I’m in at Google+, Google’s new offering that’s less of a monolithic “Facebook killer” and more of a loose network of socially-oriented services. Right now, Google has opened it up to only a small number of folks: it’s an odd world in which nearly everyone is a journalist, a blogger, or a Google employee. But it’s engaging in ways that Buzz and Wave never were–thanks in part to an inventive interface designed by Mac legend Andy Hertzfeld.

(“Often inventive” is probably the better way to put it–there are also parts of + that are borrowed directly from Facebook, like the organization of the home page.)

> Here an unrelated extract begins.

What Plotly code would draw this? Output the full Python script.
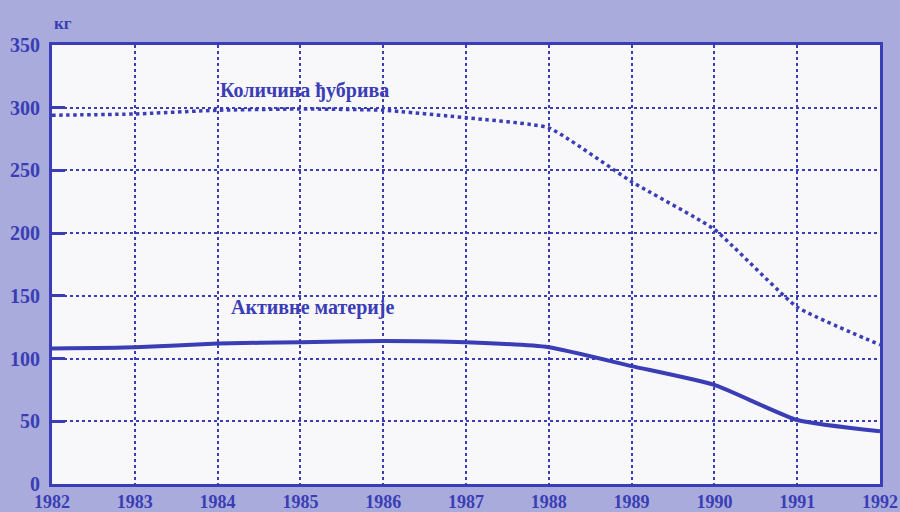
import plotly.graph_objects as go

years = [1982, 1983, 1984, 1985, 1986, 1987, 1988, 1989, 1990, 1991, 1992]
kolicina_djubriva = [294, 295, 298, 299, 298, 292, 284, 241, 203, 141, 111]
aktivne_materije = [108, 109, 112, 113, 114, 113, 109, 94, 79, 51, 42]

y_ticks = [0, 50, 100, 150, 200, 250, 300, 350]
x_ticks = years

label_upper = "Количина ђубрива"
label_lower = "Активне материје"
unit_label = "кг"

BLUE = "#3a3db5"
FONT = "Liberation Serif"

fig = go.Figure()
fig.add_trace(go.Scatter(
    x=years, y=kolicina_djubriva, mode="lines",
    line=dict(color=BLUE, width=3.5, dash="dot", shape="spline", smoothing=0.4),
    showlegend=False, hoverinfo="skip"))
fig.add_trace(go.Scatter(
    x=years, y=aktivne_materije, mode="lines",
    line=dict(color=BLUE, width=4, shape="spline", smoothing=0.5),
    showlegend=False, hoverinfo="skip"))

fig.add_annotation(x=1985.05, y=314, text=f"<b>{label_upper}</b>", showarrow=False,
                   font=dict(family=FONT, size=20, color=BLUE))
fig.add_annotation(x=1985.15, y=141, text=f"<b>{label_lower}</b>", showarrow=False,
                   font=dict(family=FONT, size=20, color=BLUE))
fig.add_annotation(xref="paper", yref="paper", x=0.0, y=1.075, xanchor="left",
                   text=f"<b>{unit_label}</b>", showarrow=False,
                   font=dict(family=FONT, size=17, color=BLUE))

fig.update_layout(
    autosize=False,
    width=900, height=512,
    margin=dict(l=52, r=20, t=45, b=28, autoexpand=False),
    paper_bgcolor="#a8abdb",
    plot_bgcolor="#f8f8fb",
    font=dict(family=FONT, color=BLUE),
    xaxis=dict(range=[1982, 1992], tickvals=x_ticks, ticktext=[str(v) for v in x_ticks],
               automargin=False, ticklabelstandoff=-1,
               showgrid=True, gridcolor=BLUE, gridwidth=1.5, griddash="dot",
               showline=True, linecolor=BLUE, linewidth=3, mirror=True,
               ticks="", tickfont=dict(family=FONT, size=18, color=BLUE, weight="bold"),
               zeroline=False, fixedrange=True),
    yaxis=dict(range=[0, 350], tickvals=y_ticks, automargin=False,
               showgrid=True, gridcolor=BLUE, gridwidth=1.5, griddash="dot",
               showline=True, linecolor=BLUE, linewidth=3, mirror=True,
               ticks="inside", ticklen=13, tickwidth=2.5, tickcolor=BLUE,
               ticklabelstandoff=5,
               tickfont=dict(family=FONT, size=20, color=BLUE, weight="bold"),
               zeroline=False, fixedrange=True),
)

post = ("document.body.style.margin='0';document.body.style.overflow='hidden';"
        "var gd=document.getElementById('{plot_id}');"
        "Plotly.relayout(gd, {width: 900, height: 512});")

fig.write_html("out.html", post_script=post, config={"displayModeBar": False})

This post isn’t a Google+ review–I’m cranking away on an unrelated deadline which I’m behind on, in part because I keep taking breaks to check out +. For the moment, here are some other folks’ impressions, most of which are guardedly positive. (The “guardedly” is pretty much a given, considering Google’s patchy reputation when it comes to anything relating to social networking.)

Search Engine Land’s Danny Sullivan: “…this is a much better and more thoughtfully designed product than Buzz.”

TechCrunch’s MG Siegler: “I’ve spent the last several hours using Google+. That’s a good sign.”

PCWorld’s Megan Geuss and Mark Sullivan: “In general we thought the service borrowed some good ideas from the reigning king of social networks, Facebook, but also offers some cool new approaches to sharing content and managing privacy.”

PCMag’s Mark Hachman: “Put simply, Google+ is a social network for geeks.”